Paris Masters 2020: Medvedev beats Schwartzman to put London hopes on hold
Only Carreno Busta can deny Schwartzman—but has to beat Nadal and win title
The Race for London could reach its conclusion on quarter-final day at the Rolex Paris Masters.
The 28-year-old Argentine, Diego Schwartzman, could seal his debut appearance at the Nitto ATP Finals with one more win, and thus make the efforts of everyone else fruitless.
Fruitless for London ambitions, at least, though of course the Paris Masters itself is a prize well worth their continuing effort.
Should Schwartzman lose, there was still room for one more man to steal his thunder. If No9 seed Pablo Carreno Busta won his quarter-final and went on to win the Paris title, and then next week’s Sofia 250, he could just about overtake Schwartzman.
The Spaniard’s problem with that scenario was that his quarter-final was against compatriot and top seed, Rafael Nadal, and Carreno Busta was 0-6 in their previous matches, including straight-set losses in this truncated season at the Australian Open and Rome Masters.
But then the problem with Schwartzman’s scenario was a similar one. Against his opponent, No3 seed Daniil Medvedev, he had lost all three previous matches, most recently a tight three-setter at the ATP Cup in January.
Schwartzman began aggressively, knowing that the tall Russian could also maintain long, challenging rallies from the baseline. But after a hold apiece, he faced two break points, and a wide backhand did the damage.
Medvedev held for 3-1, and showed his new enthusiasm for stepping into the court to finish points overhead. By the time he reached 5-3, he had dropped only three points on serve, and then broke again for the set in swift order, 6-3.

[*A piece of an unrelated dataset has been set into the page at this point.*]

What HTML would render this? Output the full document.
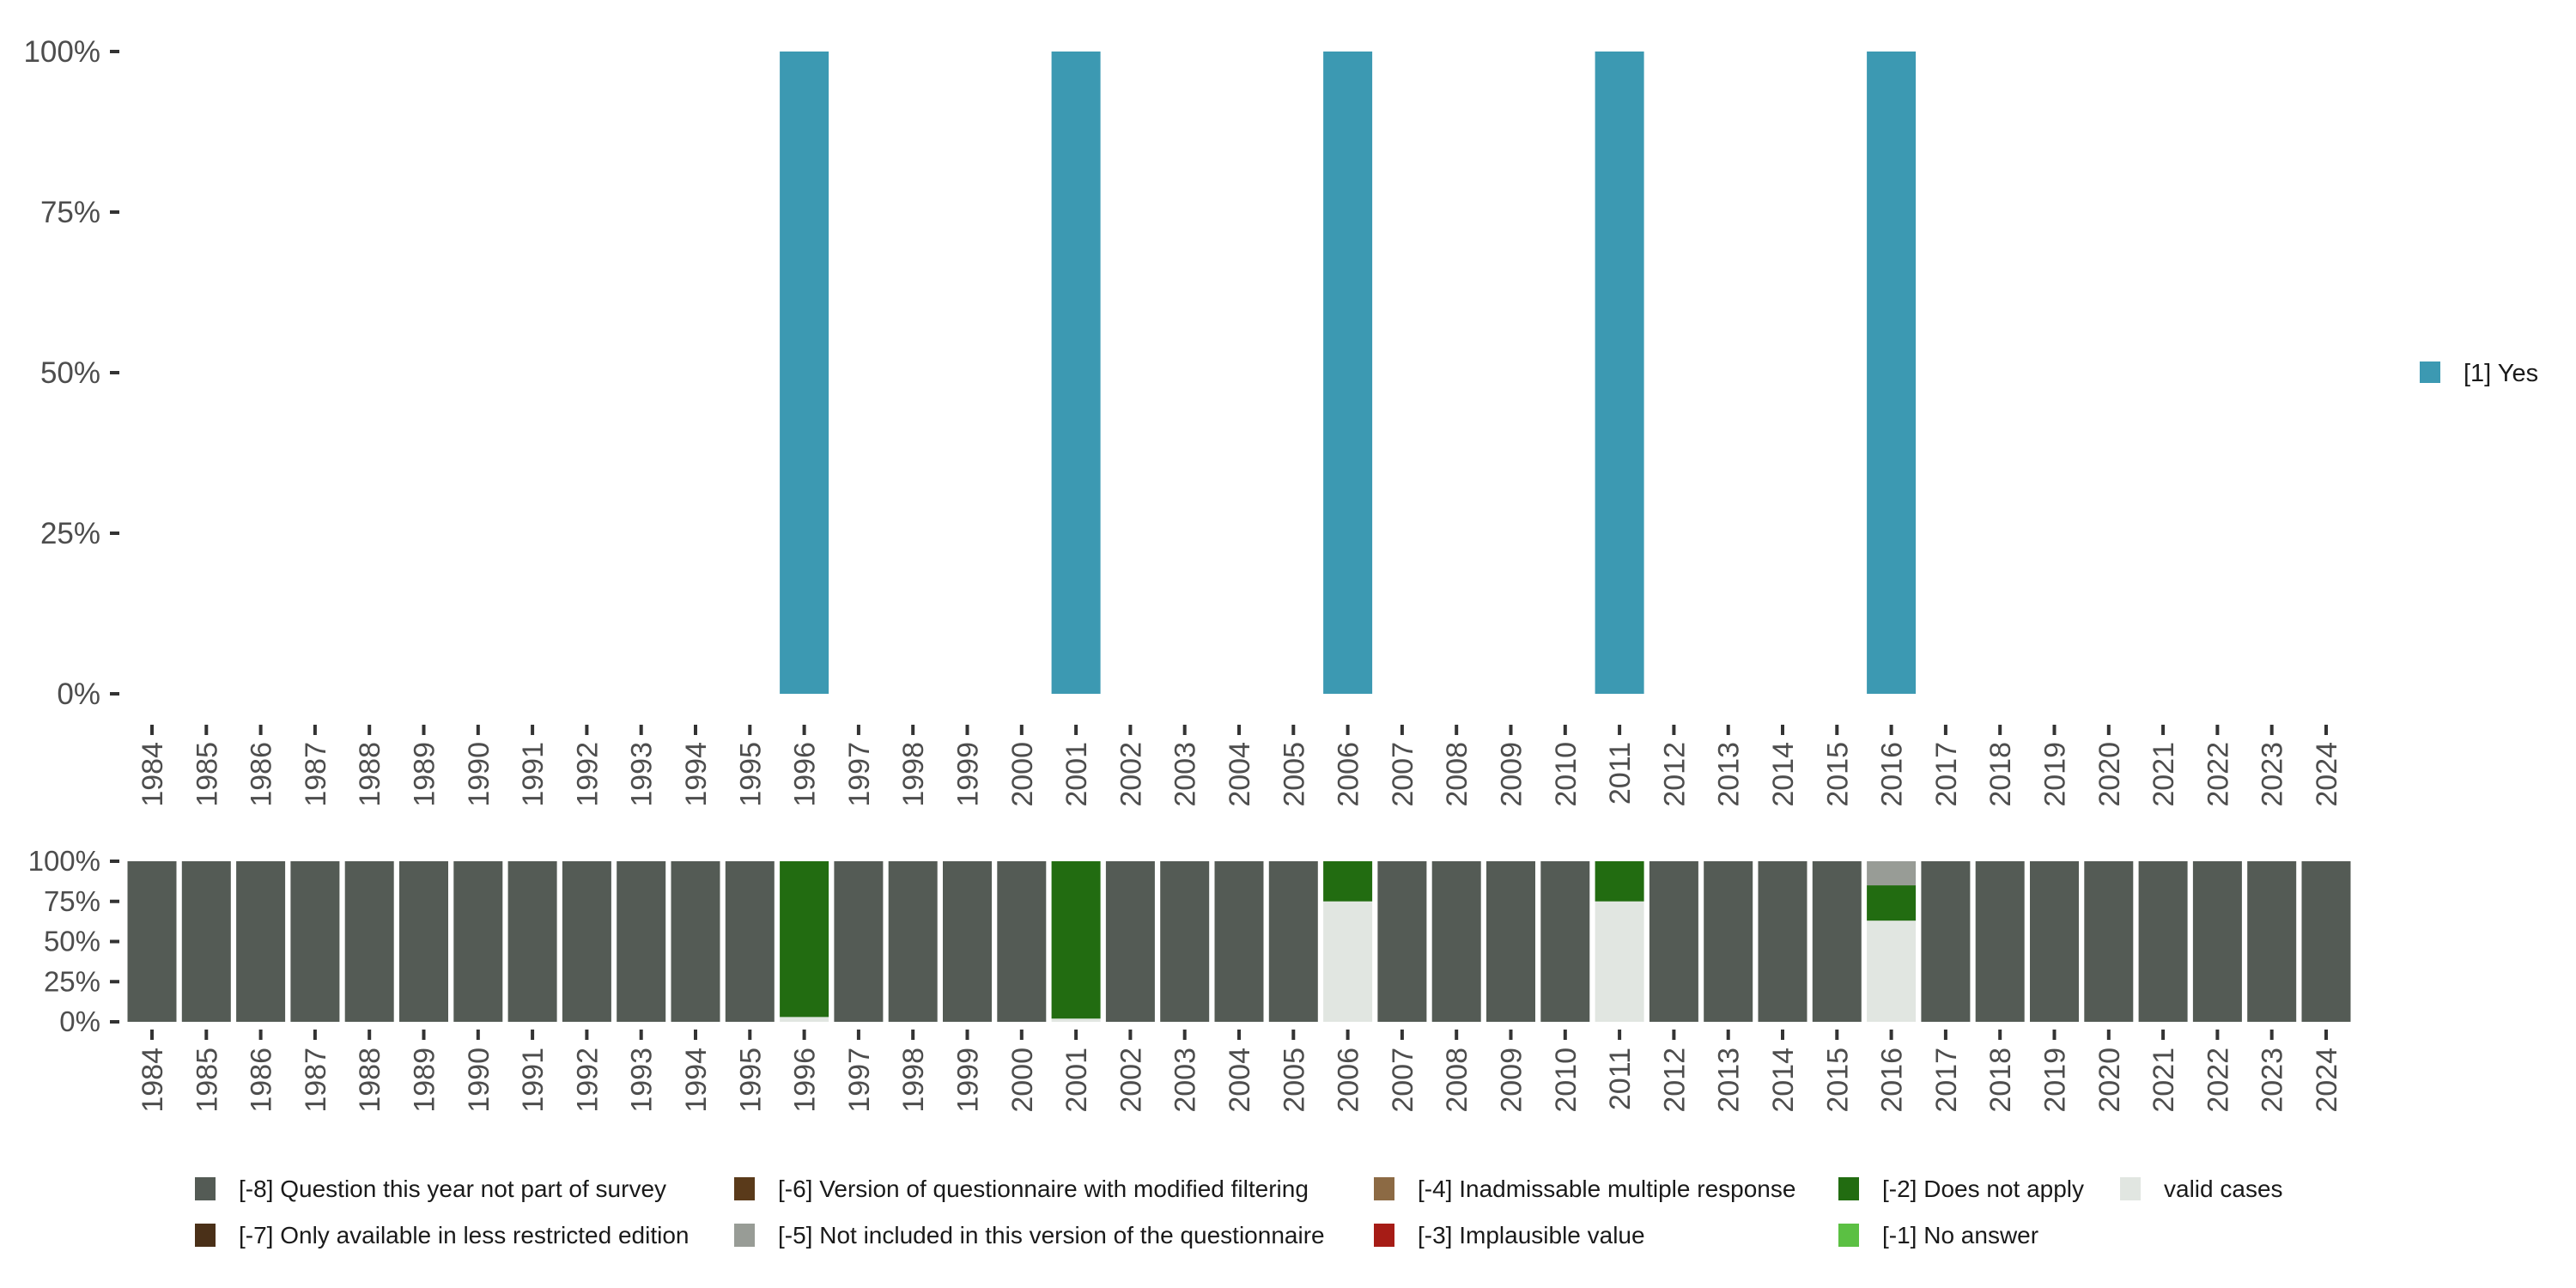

Schwartzman seemed unable to make any sustained impact on the Medvedev serve, while he had to work hard on his own service games. So after being broken once, and then facing 1-4, he had won just two points in 12 against his opponent’s serve. A frustrated Schwartzman could find little response, was broken again to love, and Medvedev served it out to love, with an ace, after one hour’s play, 6-1
So Medvedev, who will now overtake the absent Roger Federer to move to No4 in the rankings, has put a spanner in the works for Schwartzman, though the Argentine remains the hot favourite to make it through. After all, should Carreno Busta get past Nadal, he then faces either Alexander Zverev or Stan Wawrinka, and possibly Medvedev in the final. And he would still have to run the Sofia gauntlet.
The articulate Russian admitted that he was looking forward to his 2020 London experience, after failing to win one match in his debut there last year. He said:
“I think it’s good I went so far here already, because it’s good preparation for London. It’s similar conditions to London, though no spectators unfortunately, but good to get used to it.”

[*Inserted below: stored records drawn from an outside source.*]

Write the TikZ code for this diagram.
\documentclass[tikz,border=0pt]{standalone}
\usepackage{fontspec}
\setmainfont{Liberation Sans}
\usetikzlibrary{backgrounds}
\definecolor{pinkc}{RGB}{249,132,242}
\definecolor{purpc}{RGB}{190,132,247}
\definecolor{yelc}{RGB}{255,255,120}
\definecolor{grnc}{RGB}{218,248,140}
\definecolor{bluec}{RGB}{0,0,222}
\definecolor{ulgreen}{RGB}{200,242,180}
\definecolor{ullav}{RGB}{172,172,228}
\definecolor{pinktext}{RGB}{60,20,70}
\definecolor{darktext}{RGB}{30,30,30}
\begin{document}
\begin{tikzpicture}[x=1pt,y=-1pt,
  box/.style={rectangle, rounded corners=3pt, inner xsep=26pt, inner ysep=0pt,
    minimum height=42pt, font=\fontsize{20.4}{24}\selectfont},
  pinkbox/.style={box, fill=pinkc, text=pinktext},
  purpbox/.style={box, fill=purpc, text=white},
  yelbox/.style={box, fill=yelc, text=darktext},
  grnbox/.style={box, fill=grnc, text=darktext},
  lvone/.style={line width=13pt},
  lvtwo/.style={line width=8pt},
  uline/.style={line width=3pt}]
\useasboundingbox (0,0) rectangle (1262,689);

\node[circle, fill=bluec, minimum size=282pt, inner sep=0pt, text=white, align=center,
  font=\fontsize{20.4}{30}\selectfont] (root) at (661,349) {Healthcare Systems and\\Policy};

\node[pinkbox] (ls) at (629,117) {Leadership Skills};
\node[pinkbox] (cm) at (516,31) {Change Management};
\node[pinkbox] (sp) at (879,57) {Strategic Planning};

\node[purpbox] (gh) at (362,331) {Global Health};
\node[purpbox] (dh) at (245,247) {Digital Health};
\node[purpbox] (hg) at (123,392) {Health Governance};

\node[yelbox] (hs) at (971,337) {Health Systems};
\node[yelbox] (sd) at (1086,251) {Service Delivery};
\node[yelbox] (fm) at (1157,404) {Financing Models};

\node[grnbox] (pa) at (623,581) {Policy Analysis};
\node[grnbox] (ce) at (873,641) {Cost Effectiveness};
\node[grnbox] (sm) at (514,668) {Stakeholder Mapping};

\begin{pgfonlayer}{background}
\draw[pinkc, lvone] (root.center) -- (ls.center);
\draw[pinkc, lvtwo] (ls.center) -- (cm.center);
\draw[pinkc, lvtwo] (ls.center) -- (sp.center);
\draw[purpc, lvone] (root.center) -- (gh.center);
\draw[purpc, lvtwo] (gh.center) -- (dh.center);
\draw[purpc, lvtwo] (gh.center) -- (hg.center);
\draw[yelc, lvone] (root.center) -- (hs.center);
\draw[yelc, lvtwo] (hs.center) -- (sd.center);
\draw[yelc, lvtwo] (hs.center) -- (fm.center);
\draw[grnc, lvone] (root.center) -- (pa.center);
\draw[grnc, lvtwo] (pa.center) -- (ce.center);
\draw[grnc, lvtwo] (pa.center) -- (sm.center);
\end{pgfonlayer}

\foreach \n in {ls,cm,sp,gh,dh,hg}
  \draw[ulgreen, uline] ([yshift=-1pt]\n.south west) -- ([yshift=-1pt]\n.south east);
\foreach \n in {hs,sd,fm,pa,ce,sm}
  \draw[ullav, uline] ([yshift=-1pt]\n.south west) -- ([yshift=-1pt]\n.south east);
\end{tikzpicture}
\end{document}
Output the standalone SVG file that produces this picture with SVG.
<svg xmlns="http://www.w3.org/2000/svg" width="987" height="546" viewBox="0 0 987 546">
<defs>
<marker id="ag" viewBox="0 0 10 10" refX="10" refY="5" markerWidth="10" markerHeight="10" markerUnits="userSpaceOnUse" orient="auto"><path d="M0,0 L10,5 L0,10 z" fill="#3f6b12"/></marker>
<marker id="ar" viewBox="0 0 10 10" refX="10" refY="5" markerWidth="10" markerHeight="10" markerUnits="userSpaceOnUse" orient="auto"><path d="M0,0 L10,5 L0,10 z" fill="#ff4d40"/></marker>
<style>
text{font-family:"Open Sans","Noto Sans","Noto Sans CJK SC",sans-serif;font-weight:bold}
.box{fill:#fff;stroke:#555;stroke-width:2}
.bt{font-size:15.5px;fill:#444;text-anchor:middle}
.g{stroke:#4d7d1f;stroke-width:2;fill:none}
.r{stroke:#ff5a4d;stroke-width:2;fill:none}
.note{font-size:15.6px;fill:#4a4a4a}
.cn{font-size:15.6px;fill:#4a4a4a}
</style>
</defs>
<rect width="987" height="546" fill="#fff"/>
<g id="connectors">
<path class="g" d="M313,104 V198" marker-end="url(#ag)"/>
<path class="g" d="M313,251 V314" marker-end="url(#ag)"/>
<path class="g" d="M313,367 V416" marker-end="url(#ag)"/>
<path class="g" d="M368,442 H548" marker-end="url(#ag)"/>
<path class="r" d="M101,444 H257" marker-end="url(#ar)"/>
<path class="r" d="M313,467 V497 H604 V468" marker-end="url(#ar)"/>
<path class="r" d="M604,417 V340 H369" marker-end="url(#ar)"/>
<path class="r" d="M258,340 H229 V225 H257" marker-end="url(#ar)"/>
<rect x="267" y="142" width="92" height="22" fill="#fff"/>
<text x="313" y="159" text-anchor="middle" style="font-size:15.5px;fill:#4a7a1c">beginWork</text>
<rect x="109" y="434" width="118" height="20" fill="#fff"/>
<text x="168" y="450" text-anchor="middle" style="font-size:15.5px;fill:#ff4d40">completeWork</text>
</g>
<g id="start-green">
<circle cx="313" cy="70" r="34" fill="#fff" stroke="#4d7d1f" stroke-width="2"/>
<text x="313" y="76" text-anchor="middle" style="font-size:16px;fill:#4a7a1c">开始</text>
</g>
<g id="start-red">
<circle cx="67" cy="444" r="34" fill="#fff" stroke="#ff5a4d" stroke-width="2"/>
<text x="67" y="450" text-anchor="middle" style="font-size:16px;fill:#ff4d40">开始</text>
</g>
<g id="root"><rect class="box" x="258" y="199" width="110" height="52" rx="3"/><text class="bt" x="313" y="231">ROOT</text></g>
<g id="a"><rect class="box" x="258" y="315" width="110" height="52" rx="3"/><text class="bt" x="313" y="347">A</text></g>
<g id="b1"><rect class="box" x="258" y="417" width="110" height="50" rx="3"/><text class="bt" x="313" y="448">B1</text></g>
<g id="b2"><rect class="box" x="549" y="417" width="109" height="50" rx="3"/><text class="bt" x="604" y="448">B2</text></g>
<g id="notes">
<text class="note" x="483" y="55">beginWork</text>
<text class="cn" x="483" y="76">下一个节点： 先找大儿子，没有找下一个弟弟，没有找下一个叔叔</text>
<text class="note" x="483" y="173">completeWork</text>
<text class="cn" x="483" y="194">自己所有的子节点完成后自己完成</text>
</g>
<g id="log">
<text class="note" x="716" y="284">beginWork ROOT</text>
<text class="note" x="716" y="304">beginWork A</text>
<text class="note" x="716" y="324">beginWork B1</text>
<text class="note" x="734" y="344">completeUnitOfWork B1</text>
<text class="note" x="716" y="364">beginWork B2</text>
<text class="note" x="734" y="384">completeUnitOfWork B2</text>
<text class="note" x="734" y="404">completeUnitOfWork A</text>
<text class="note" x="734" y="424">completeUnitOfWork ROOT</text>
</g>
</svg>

He will next play either Milos Raonic, who beat one of the stand-out players of this autumn, 22-year-old Ugo Humbert.
The brilliant young Frenchman was ranked 57 when he won his first title in Auckland. Then with his second title in Antwerp, he rose to 34 and into the main draw in Paris-Bercy.
Now he was playing in his first ever Masters quarter-final, but with three long, tough contests in his legs: Nine sets, five of them tie-breaks, a total of seven hours, to beat Casper Ruud, No2 seed Stefanos Tsitsipas and Marin Cilic. And all that after five back-to-back wins in Antwerp.
This would be another three-setter, with the two men sharing the first sets, 6-3, 3-6, courtesy of a single break. The third would be yet another tie-break, with nothing between them—except that Raonic had notched up 22 aces thus far.
The fast left-handed Frenchman stole the first point against serve and then ran the Canadian ragged with big precision hitting, but could not hold onto his small advantage.
Yet he strode around the court with real intent, urging himself on, and the Canadian double faulted to hand the lead back, 4-1. Two timely aces from Raonic, though, redressed the balance, 4-5: Could Humbert hold his nerve and serve it out?
Raonic played a superb 30-shot rally to hold off match-point, finishing at the net, and now saved a second match-point with a huge serve, 6-6. Another, and he had match-point. Now Humbert saved match-point, but a wayward backhand gave Raonic the chance on his own serve. Sure enough, an ace—his 25th—did the damage, 7-6(7).
He said afterwards, “I wanted to make sure I didn’t leave the court without giving it my all.” He will have to do that again in the semis: Medvedev has beaten him in both previous meetings.